Another issue is that scientists who are acting in good faith often times disagree. When I talk to my coworkers about formal verification, one of the things I’ve heard them say before is that “there will always be bugs”. That’s absolutely true but my goal isn’t to rid the world of bugs, but to incrementally improve the state of software. Scientists are like anybody else and compete for the same small pots of money, prestige, etc. If you look it as a marketplace for ideas, then this competition is good in many ways because, in theory, the best rise to the top. But scientists are people as well and you can run into petty squabbles. Neither of those things are easy to fix. And you have to think of things in terms of alternatives. Just because the government is siloed and silo-ing has problems doesn’t mean that there’s a better viable alternative. Maybe if you had even more collaboration, nothing would get done. But it does feel sub-optimal.

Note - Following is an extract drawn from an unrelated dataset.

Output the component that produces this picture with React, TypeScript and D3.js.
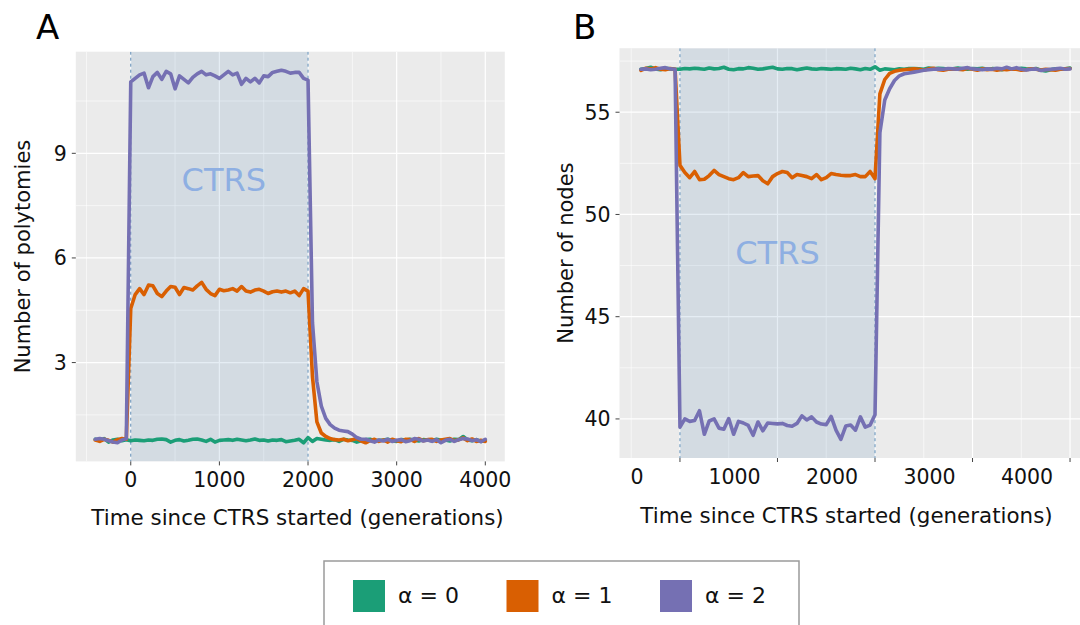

How have your current studies in the policy sphere informed the way you now build technology?
The major thing that has changed over the years for me is my appreciation for usability. Especially in more academic environments, people focus on novelty: developing new algorithms or new software for finding bugs. They’ll spend lots of time doing a great job on this but all the amazing work they did goes to waste because they didn’t talk to users, verify that what they did was necessary, or make it accessible. This is broader than policy but it’s a big problem. Even when people come together and agree it’s important, they still argue that it’s not their job. You see this in government as well. Something will get built and it was either the wrong thing to build or wasn’t made available to people or it was made available and you didn’t listen to what they need you to do for round two. Separation of labor is important, but people will try their best to avoid “unsexy” work, especially if it’s not only unsexy but also unsung, unappreciated. Somebody needs to write the GUI, and to talk to users that don’t understand or care about how your algorithm is more elegant, but are going to use what you built.